As Tuckman postulated, the individual phases consisted of:


This is the “get to know each other” phase where individual team members settle into their place in the group and evaluate their profile as it compares to that of others including strengths, weaknesses, leadership ability, unique skills and an assessment of where they fit into the group dynamic and hierarchy. This is a phase that can take some time to come together and may require strong facilitation skills to bring the group purpose into focus.


As team members become more confident with their place in the group they, consequently, become more secure in their capability to act and challenge the boundaries established during the Forming stage. In this process with individual group members flexing their muscles conflicts can easily emerge. This often coincides with early-stage project development activities where roles and relationships may not have been clearly articulated or goals and their value are not yet totally defined and embraced by the team. The resulting turbulence could occur between team members or, as a challenge to authority, between members and team leadership.


This is the part of the journey where the captain (project leader) announces that the turbulence has subsided and you can unbuckle your seat belt and enjoy some smoother flying. Conflicts generated during the Storming phase have worked themselves out, team relationships are stronger and even more cordial and alignment with team goals has come into general focus bringing with it tangible progress toward achieving the goals. This phase may make a positive contribution towards validating the merits of the project leadership.


This is the project delivery phase where the successful work of the previous phases, having created the requisite organisational foundation, structures and processes, is brought to fruition through efficient and effective team working. The cohesiveness of the team has made it ready for new work, new members and, if leadership is confident and inspired, individual growth through delegation and development.


Teams will very likely have a finite lifetime lasting anywhere from one project to on-going collaboration over many years. Adjourning recognises that fact that, as the song goes, “Breaking Up is Hard to Do” and members and leaders who value stability and predictability may need to develop individual abilities to help them facilitate transition from and to other teams.

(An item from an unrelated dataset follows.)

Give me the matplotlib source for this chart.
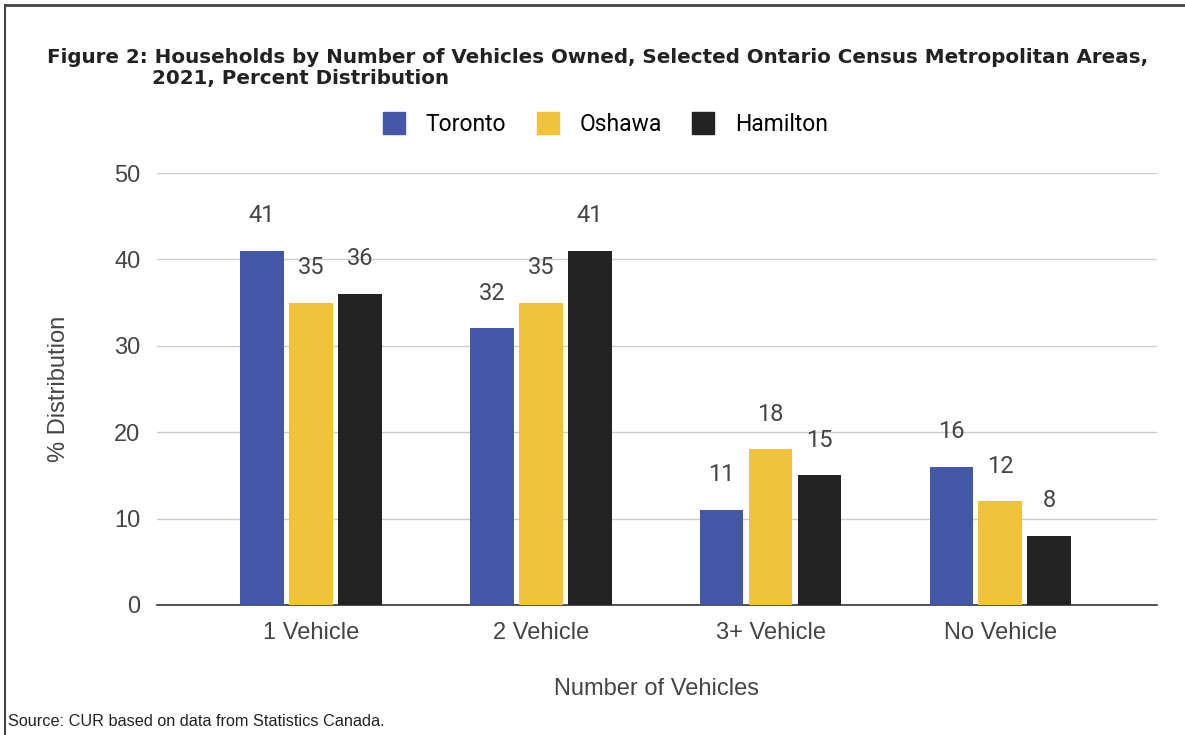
import numpy as np
import matplotlib
matplotlib.use("Agg")
import matplotlib.pyplot as plt
from matplotlib.lines import Line2D

categories = ["1 Vehicle", "2 Vehicle", "3+ Vehicle", "No Vehicle"]
toronto = [41, 32, 11, 16]
oshawa = [35, 35, 18, 12]
hamilton = [36, 41, 15, 8]
series_names = ["Toronto", "Oshawa", "Hamilton"]
colors = ["#4457A7", "#F1C33B", "#232323"]

plt.rcParams["font.family"] = ["Liberation Sans", "DejaVu Sans"]

fig = plt.figure(figsize=(11.85, 7.35), dpi=100)
ax = fig.add_axes([0.1325, 0.177, 0.8435, 0.5876])

x = np.arange(len(categories))
width = 0.19
step = 0.213
for i, (name, vals, c) in enumerate(zip(series_names, [toronto, oshawa, hamilton], colors)):
    pos = x + (i - 1) * step
    bars = ax.bar(pos, vals, width, color=c, label=name, zorder=3)
    for b, v in zip(bars, vals):
        ax.annotate(str(v), (b.get_x() + b.get_width() / 2, v),
                    xytext=(0, 17), textcoords="offset points",
                    ha="center", va="bottom", fontsize=17,
                    family="Roboto", color="#444444")

ax.set_xlim(-0.67, 3.68)
ax.set_ylim(0, 50)
ax.set_yticks([0, 10, 20, 30, 40, 50])
ax.yaxis.grid(True, color="#cccccc", lw=1, zorder=0)
ax.set_axisbelow(True)
for s in ["top", "right", "left"]:
    ax.spines[s].set_visible(False)
ax.spines["bottom"].set_color("#333333")
ax.spines["bottom"].set_linewidth(1.2)
ax.tick_params(axis="both", length=0, labelsize=17, colors="#444444", pad=12)
ax.tick_params(axis="x", pad=12)
ax.set_xticks(x)
ax.set_xticklabels(categories)
ax.set_ylabel("% Distribution", fontsize=17, color="#444444")
ax.yaxis.set_label_coords(-0.087, 0.5)
ax.set_xlabel("Number of Vehicles", fontsize=17, color="#444444")
ax.xaxis.set_label_coords(0.5, -0.17)

handles = [Line2D([], [], marker="s", ls="", markersize=16, color=c) for c in colors]
fig.legend(handles, series_names, loc="center", bbox_to_anchor=(0.506, 0.83),
           ncol=3, frameon=False, prop={"family": "Roboto", "size": 16.5},
           handletextpad=0.4, columnspacing=0.8)

title_font = dict(fontsize=14.3, weight="bold", color="#222222", va="baseline",
                  family=["DejaVu Sans"])
fig.text(0.04, 0.914, "Figure 2: Households by Number of Vehicles Owned, Selected Ontario Census Metropolitan Areas,",
         **title_font)
fig.text(0.128, 0.886, "2021, Percent Distribution", **title_font)

fig.text(0.007, 0.012, "Source: CUR based on data from Statistics Canada.", fontsize=11.7, color="#222222")

fig.add_artist(Line2D([0.004, 1.0], [0.993, 0.993], color="#444444", lw=2, transform=fig.transFigure))
fig.add_artist(Line2D([0.004, 0.004], [0.0, 0.993], color="#444444", lw=1.5, transform=fig.transFigure))

fig.savefig("out.png", dpi=100)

The Tuckman theory has proven value as a reflective and team building tool in a range of settings where projects and the associated teamwork are the basis of goal implementation. Reflection (team and individual) leads to Action Plans which lead to improvement of team working. Application of the Tuckman theory could take place in industry, education, social work or the performing arts, among other areas. It has been of demonstrated value at a number of levels to team members, teams and team leaders who need a structured methodology to frame their reflective processes. It is a methodology that provides a useful complement to other reflective tools such as: SWOT, Meyers Briggs, Belbin Team Roles, Kolb Learning Styles and others.


Tuckman, B. W. (1965). Developmental sequence in small groups. Psychological Bulletin, 63(6), 384-399.